The mood turned cautions after a bigger-than-expected rise in producer prices in U.S. data on Thursday added to a hot consumer inflation reading earlier in the week.

Traders have cut the odds of the U.S. Federal Reserve, the world’s most influential central bank, cutting rates in June to 60 per cent, from about 67 per cent late on Wednesday, according to LSEG’s rate probability app.

For 2024, the market is now pricing in fewer than three rate cuts, down from three to four roughly two weeks ago and around seven late last year.

U.S. benchmark bond yields, which influence the cost of debt globally, held near the 4.3 per cent level they reached on Thursday for the first time this month, following their biggest jump in three months.

This move pressured tech shares, with an index of these businesses in Europe 0.5 per cent lower in early London dealings, following a similar slump in Asia and on Wall Street.

Traders tend to cut tech holdings when they believe these high growth businesses may find it harder to borrow money to fund expansion or because high yields on bonds make speculative equities less appealing.

“Price pressures are looking more stubborn, with the process of disinflation taking longer than hoped,” said Kyle Rodda, senior markets analyst at

That, he added, was “raising the spectre of a potential air pocket ahead for the tech-driven rally”.

Hong Kong’s Hang Seng Index slid more than 2 per cent, and South Korea’s Kospi lost 1.9 per cent.

U.S. stock futures pointed marginally lower following a 0.29 per cent decline in the S&P 500 on Thursday that masked a big drop in chip sector shares.

Japan was in the global market spotlight, meanwhile, as speculation builds that the Bank of Japan could exit its ultra-dovish monetary policies at its two-day meeting ending next Tuesday (March 19).

Jiji news agency reported on Thursday that the BOJ had started to make arrangements to end its negative interest rate policy at the gathering.

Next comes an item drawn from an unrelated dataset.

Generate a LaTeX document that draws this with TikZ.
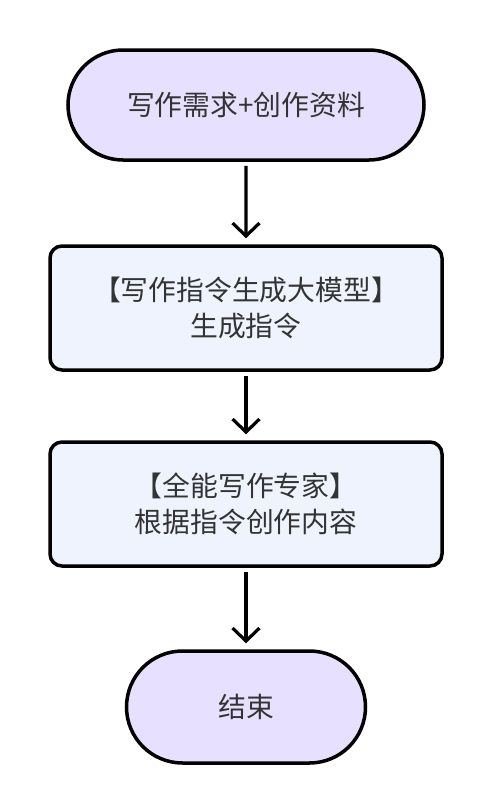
\documentclass[tikz,border=0pt]{standalone}
\usepackage{fontspec}
\setmainfont{Noto Sans CJK SC}
\usetikzlibrary{arrows.meta,shapes.misc}
\definecolor{pillfill}{HTML}{E8E0FF}
\definecolor{boxfill}{HTML}{EEF3FD}
\definecolor{txt}{HTML}{333333}
\tikzset{
  pill/.style={draw=black, line width=3.5pt, fill=pillfill, rounded rectangle, text=txt, font=\fontsize{27.8}{33}\selectfont, inner sep=0pt},
  procbox/.style={draw=black, line width=3.5pt, fill=boxfill, rounded corners=12pt, text=txt, font=\fontsize{27.8}{36}\selectfont, align=center, minimum width=392pt, minimum height=124pt, inner sep=0pt},
  flow/.style={draw=black, line width=3.2pt, -{Straight Barb[length=13pt,width=27pt,line width=3.2pt]}, shorten >=6pt, shorten <=4pt}
}
\begin{document}
\begin{tikzpicture}[x=1pt,y=-1pt]
\useasboundingbox (0,0) rectangle (492,812);
\node[pill, minimum width=356pt, minimum height=110pt] (start) at (246,105) {写作需求+创作资料};
\node[procbox] (gen) at (246,308) {【写作指令生成大模型】\\生成指令};
\node[procbox] (write) at (246,504) {【全能写作专家】\\根据指令创作内容};
\node[pill, minimum width=239pt, minimum height=112pt] (end) at (246,707) {结束};
\draw[flow] (start) -- (gen);
\draw[flow] (gen) -- (write);
\draw[flow] (write) -- (end);
\end{tikzpicture}
\end{document}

Sources told Reuters that the central bank would debate the end of negative rates while the government also appeared to back a policy shift. Finance Minister Shunichi Suzuki said on Friday that the economy was no longer in deflation.

Japan’s 10-year bond yield rose to 0.795 per cent for the first time in more than three months.

Any yen strength, however, was overpowered by the resurgent dollar, which gained 0.2 per cent to 148.6 yen, continuing its rebound from a low of 146.48 a week ago.

The euro extended Thursday’s decline to $1.088, after hitting a two-month high of $1.0980 a week ago.

Elsewhere, oil prices succumbed to some profit taking, following strong gains this week amid sharp declines in U.S. crude and fuel inventories, drone strikes on Russian refineries and an increase in energy demand forecasts.

Brent crude futures for May were down 18 cents, or 0.21 per cent, to $85.24 a barrel. U.S. West Texas Intermediate (WTI) crude for April was down 17 cents, or 0.2 per cent, to $81.10.

Bitcoin edged away from an all-time high reached on Thursday, as risk sentiment took a hit.